「小役人から英国紳士へ」生きる LIVING ジョンスペさんの映画レビュー(感想・評価)
小役人から英国紳士へ
泣ける映画を1本を選べと言われたら黒澤明のこれを選ぶ。「いーのちみじぃかしぃ」とブランコに揺られながら口ずさむ志村喬の哀愁漂う姿を思い浮かべるだけで落涙できる自信がある。とは言え、レンタルのVHSで最後に観たのが30年ぐらい前だから展開やディテールはそれなりにうろ覚えだったのだが、今回の英国版リメイクを観て記憶が蘇りつつ、案外原作に沿った話運びをしているのだと思った。
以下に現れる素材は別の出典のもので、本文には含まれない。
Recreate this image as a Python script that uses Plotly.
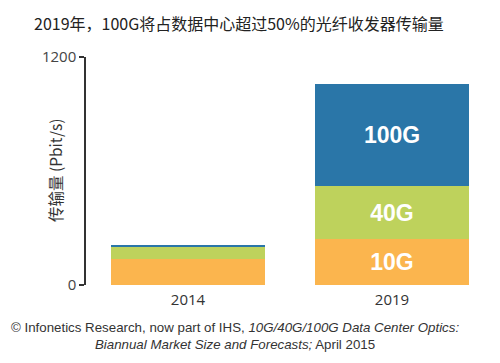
import plotly.graph_objects as go

years = ["2014", "2019"]
g10 = [139, 242]
g40 = [66, 279]
g100 = [8, 535]
labels10 = ["", "10G"]
labels40 = ["", "40G"]
labels100 = ["", "100G"]
series_names = ["10G", "40G", "100G"]
colors = ["#FBB54E", "#BED25C", "#2A76A8"]

L, R, T, B = 86, 6, 57, 78
PW, PH = 500 - L - R, 363 - T - B

fig = go.Figure()
for name, vals, labs, col in zip(series_names, [g10, g40, g100],
                                 [labels10, labels40, labels100], colors):
    fig.add_trace(go.Bar(
        x=years, y=vals, name=name, text=labs,
        marker=dict(color=col, line=dict(width=0)),
        textposition="inside", insidetextanchor="middle",
        textangle=0, constraintext="none",
        textfont=dict(family="Liberation Sans, Arial", size=23, color="white", weight="bold"),
        hoverinfo="skip",
    ))

fig.update_layout(
    barmode="stack",
    bargap=0.245,
    width=500, height=363,
    margin=dict(l=L, r=R, t=T, b=B, autoexpand=False),
    paper_bgcolor="white", plot_bgcolor="white",
    showlegend=False,
    title=dict(
        text="2019年，100G将占数据中心超过50%的光纤收发器传输量",
        font=dict(family="Noto Sans CJK SC", size=16, color="#222222"),
        x=34/500, xanchor="left", xref="container",
        y=1-24/363, yanchor="middle", yref="container",
    ),
    xaxis=dict(
        type="category", showline=False, ticks="", showgrid=False, automargin=False,
        tickfont=dict(family="Open Sans", size=15, color="#333333"),
        ticklabelstandoff=4,
    ),
    yaxis=dict(
        range=[0, 1200], tickvals=[0, 1200], ticktext=["0", "1200"],
        showline=True, linecolor="#333333", linewidth=1.5, automargin=False,
        ticks="outside", ticklen=5, tickwidth=1.5, tickcolor="#333333",
        showgrid=False, zeroline=False,
        tickfont=dict(family="Open Sans", size=15, color="#444444"),
    ),
    annotations=[
        dict(
            text="传输量 (Pbit/s)", textangle=-90,
            xref="paper", yref="paper", x=(55 - L) / PW, y=0.5,
            xanchor="center", yanchor="middle", showarrow=False,
            font=dict(family="Noto Sans CJK SC", size=15.5, color="#333333"),
        ),
        dict(
            text="© Infonetics Research, now part of IHS, <i>10G/40G/100G Data Center Optics:</i><br>"
                 "<i>Biannual Market Size and Forecasts;</i> April 2015",
            xref="paper", yref="paper", x=(235 - L) / PW, y=-(318 - (363 - B)) / PH,
            xanchor="center", yanchor="top", align="center", showarrow=False,
            font=dict(family="Liberation Sans, Arial", size=13.3, color="#333333"),
        ),
    ],
)

fig.write_html("out.html", config={"displayModeBar": False},
               post_script="document.body.style.margin='0';")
舞台を1950年代の英国に置き替え、カズオ・イシグロが得意とするノスタルジックな雰囲気が映像や音効でしっかり表現されており、安心して観られた。まあ、日本人なんで当時のホントのロンドンはわからんのだけど…。
背中を丸めた志村喬の小役人・小市民風情は、ビル・ナイだとシュッとしすぎだろと想像していたが、実際元々しょぼい人物とは設定されていない印象。志村が夜遊び・女遊びとは無縁で退屈で無難なだけの人生を送ってきたのとは違い、ビル・ナイの場合は死期が迫っていなければ、こう見えて私も若い頃はねえとか、リスのような前歯でおちゃめ感あるよいキャラだった部下女子をマジに口説き出しそう。スコットランド民謡のナナカマドの木もゴンドラの唄に比べて曲調にハリがあり、ビル・ナイの背筋がより伸びそうである。
急にやる気出て公園作りに邁進しちゃう転換点が曖昧に思えたし、部下男子への手紙とかも立派すぎる気もしたのだが、それでも真っ当すぎる助言に今作でもつい落涙してしまった。